_AIM OF THE EXERCISE_
Gather the lines that hold the string "with".

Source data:
===============

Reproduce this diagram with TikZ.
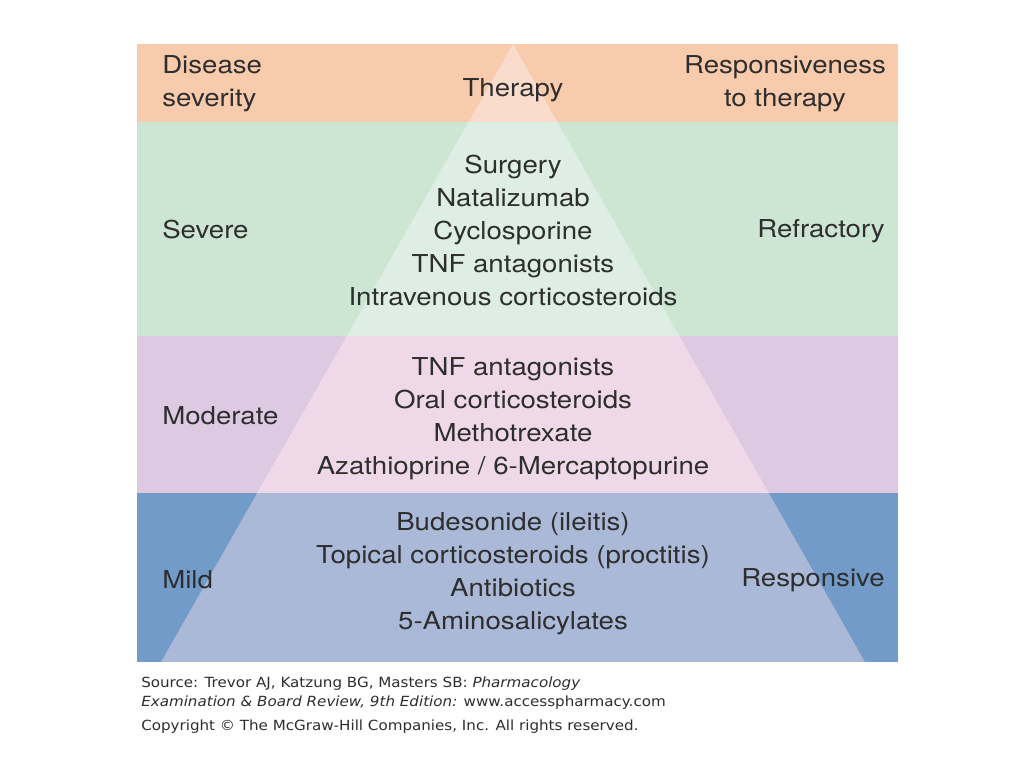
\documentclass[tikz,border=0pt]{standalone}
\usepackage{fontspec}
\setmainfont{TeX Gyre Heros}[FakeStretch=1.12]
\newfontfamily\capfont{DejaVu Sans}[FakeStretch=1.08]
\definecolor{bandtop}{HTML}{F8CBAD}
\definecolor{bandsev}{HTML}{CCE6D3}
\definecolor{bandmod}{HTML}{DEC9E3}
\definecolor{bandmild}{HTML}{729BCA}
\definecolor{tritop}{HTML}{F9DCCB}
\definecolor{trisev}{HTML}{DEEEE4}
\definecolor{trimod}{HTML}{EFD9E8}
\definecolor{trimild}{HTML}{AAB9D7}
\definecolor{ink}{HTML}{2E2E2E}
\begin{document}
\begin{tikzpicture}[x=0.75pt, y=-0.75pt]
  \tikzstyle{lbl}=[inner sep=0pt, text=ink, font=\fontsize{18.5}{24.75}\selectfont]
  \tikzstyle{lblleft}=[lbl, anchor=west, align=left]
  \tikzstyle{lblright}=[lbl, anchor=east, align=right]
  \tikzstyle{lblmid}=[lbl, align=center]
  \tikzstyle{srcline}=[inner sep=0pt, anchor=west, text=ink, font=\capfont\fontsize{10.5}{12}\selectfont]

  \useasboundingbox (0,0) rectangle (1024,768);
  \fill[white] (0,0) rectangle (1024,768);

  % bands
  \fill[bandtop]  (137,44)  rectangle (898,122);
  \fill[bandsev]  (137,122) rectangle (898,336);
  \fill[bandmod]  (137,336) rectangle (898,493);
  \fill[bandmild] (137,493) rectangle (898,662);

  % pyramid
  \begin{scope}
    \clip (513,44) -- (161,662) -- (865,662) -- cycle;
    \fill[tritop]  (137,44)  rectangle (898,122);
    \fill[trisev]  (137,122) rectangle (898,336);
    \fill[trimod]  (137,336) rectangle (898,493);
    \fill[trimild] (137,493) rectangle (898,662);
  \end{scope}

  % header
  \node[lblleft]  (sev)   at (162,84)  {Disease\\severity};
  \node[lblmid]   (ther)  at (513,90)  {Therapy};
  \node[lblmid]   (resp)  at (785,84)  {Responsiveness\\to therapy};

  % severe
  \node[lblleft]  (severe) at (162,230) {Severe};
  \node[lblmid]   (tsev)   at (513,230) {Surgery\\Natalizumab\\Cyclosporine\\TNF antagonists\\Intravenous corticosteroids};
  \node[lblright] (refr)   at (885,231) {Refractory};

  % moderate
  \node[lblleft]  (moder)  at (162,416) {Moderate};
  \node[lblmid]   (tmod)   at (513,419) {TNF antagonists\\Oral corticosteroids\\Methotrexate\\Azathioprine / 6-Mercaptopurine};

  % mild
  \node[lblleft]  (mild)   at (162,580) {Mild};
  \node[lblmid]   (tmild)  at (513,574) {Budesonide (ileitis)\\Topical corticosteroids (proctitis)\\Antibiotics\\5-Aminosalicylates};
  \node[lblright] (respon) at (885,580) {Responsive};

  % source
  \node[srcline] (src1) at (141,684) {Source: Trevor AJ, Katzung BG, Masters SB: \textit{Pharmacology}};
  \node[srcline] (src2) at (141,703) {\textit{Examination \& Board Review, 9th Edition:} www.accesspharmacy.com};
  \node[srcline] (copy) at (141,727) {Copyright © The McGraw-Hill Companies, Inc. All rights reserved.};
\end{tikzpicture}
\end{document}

===============

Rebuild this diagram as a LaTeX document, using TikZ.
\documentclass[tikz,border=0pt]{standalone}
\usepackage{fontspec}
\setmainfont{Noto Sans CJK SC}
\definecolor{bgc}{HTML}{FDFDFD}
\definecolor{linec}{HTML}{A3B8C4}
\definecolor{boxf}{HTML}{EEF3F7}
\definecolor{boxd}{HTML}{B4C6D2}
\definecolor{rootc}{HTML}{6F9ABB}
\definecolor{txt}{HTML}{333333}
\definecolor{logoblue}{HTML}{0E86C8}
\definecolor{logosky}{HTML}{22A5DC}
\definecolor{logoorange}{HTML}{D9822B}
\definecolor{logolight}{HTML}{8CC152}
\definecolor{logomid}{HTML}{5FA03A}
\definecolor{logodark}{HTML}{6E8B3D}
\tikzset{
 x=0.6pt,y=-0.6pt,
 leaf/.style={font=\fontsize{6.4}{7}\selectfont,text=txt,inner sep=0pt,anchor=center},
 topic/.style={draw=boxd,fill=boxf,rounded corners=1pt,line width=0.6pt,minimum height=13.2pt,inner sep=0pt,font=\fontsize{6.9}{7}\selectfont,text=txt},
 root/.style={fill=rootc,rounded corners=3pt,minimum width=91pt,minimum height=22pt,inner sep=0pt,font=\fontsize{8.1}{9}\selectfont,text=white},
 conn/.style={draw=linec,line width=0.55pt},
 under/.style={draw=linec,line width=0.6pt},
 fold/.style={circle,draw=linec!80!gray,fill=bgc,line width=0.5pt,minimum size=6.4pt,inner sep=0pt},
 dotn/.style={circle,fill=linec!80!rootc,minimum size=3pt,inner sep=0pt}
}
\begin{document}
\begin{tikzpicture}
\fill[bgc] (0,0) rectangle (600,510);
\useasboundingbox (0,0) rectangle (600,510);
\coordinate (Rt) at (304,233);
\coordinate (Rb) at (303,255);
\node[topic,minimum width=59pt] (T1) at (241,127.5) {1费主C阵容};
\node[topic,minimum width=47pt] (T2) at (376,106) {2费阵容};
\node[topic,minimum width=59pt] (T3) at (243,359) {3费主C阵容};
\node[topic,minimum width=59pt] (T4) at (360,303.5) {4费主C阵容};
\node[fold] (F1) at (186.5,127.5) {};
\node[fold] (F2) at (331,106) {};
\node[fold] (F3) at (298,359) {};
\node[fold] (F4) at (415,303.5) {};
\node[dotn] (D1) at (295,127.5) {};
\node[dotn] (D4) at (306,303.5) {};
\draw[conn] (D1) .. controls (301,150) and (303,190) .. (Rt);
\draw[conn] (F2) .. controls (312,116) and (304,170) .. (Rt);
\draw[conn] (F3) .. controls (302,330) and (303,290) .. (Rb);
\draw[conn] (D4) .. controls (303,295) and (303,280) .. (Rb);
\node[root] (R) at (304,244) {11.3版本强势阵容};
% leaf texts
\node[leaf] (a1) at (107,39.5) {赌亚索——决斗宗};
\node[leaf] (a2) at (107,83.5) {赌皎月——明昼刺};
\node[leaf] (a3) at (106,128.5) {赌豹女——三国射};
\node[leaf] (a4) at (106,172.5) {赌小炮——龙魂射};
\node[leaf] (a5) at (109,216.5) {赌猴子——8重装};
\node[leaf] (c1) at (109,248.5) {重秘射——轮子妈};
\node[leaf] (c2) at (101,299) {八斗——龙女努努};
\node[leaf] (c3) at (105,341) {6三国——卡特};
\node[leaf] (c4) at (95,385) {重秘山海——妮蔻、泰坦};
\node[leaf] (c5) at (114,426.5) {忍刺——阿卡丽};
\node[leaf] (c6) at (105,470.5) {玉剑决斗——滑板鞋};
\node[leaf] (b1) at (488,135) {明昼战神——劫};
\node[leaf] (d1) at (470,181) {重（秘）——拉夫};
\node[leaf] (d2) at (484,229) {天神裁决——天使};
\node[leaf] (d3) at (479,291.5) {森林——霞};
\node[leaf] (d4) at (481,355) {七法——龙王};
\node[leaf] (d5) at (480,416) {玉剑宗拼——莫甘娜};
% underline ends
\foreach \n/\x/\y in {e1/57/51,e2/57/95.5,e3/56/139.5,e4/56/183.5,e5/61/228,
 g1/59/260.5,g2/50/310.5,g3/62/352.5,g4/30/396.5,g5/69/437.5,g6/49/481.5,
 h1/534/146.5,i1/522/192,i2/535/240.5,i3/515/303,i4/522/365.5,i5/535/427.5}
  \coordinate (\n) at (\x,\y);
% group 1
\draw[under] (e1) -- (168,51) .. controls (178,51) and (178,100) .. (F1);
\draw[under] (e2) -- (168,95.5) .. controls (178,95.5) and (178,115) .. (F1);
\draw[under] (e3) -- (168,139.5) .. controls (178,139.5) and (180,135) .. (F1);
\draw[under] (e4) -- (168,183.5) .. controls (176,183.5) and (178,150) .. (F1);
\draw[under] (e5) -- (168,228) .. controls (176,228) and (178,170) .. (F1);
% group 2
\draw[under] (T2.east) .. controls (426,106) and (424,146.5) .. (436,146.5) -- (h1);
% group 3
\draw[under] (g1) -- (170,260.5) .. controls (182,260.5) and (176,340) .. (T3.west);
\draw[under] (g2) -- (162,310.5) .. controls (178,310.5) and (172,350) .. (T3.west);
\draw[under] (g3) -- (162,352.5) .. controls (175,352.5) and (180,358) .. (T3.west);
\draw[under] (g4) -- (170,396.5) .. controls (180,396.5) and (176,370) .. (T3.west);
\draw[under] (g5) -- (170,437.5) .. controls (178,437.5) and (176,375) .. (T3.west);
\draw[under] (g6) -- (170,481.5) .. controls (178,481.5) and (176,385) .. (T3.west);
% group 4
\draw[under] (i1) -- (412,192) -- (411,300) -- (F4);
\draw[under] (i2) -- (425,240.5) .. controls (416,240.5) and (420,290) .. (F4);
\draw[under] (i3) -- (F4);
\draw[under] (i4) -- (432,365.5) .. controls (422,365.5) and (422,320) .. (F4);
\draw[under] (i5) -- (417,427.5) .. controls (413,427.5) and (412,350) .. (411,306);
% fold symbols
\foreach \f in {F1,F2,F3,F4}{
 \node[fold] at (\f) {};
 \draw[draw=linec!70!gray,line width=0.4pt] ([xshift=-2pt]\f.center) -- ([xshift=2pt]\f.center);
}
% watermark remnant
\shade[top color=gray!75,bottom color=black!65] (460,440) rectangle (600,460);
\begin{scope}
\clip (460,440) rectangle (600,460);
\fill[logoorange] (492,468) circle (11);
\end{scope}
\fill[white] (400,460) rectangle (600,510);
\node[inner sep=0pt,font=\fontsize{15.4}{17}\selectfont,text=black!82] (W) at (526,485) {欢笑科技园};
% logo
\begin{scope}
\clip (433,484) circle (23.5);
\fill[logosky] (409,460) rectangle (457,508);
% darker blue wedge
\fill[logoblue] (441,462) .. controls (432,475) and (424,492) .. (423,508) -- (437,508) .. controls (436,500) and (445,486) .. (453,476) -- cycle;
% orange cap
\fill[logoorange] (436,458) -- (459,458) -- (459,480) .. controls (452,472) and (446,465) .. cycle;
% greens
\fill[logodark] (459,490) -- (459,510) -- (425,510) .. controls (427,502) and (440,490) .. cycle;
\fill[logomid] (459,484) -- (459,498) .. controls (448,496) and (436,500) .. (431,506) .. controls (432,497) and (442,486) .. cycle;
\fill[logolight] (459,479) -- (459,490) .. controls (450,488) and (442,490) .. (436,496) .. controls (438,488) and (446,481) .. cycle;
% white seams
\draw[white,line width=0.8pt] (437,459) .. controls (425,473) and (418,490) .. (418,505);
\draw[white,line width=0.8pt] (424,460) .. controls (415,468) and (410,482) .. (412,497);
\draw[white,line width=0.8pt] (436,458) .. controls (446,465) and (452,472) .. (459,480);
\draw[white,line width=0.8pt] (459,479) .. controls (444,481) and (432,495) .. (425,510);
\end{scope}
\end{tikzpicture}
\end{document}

===============

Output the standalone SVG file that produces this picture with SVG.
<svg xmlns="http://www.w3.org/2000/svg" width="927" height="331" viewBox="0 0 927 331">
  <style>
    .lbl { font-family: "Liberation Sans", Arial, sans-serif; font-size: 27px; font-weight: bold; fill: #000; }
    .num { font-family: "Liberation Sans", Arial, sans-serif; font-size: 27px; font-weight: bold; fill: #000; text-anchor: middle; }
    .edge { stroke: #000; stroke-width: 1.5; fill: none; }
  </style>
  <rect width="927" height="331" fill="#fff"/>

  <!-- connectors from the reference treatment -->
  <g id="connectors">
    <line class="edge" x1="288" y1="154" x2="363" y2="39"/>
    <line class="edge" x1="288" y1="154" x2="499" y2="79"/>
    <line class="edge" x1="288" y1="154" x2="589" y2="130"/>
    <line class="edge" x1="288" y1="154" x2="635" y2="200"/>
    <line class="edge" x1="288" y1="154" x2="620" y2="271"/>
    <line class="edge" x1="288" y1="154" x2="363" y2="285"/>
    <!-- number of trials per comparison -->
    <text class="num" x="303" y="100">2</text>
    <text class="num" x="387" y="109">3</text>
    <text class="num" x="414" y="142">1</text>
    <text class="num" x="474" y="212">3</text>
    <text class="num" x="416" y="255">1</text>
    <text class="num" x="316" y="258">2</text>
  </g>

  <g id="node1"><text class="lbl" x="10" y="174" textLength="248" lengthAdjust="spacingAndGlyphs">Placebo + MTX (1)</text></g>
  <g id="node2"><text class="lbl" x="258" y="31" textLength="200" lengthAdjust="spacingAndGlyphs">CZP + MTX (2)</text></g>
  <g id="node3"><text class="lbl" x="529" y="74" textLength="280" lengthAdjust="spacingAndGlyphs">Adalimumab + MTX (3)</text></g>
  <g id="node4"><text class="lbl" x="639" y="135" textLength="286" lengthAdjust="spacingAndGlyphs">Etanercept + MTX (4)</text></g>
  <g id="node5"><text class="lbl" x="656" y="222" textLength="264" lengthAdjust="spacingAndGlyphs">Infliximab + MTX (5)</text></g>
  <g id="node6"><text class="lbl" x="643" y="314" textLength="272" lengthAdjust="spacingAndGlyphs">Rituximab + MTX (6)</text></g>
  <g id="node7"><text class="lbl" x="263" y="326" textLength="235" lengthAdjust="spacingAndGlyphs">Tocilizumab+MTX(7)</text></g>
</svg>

===============

_TASK ANSWER_
Reproduce this diagram with TikZ.
Output the standalone SVG file that produces this picture with SVG.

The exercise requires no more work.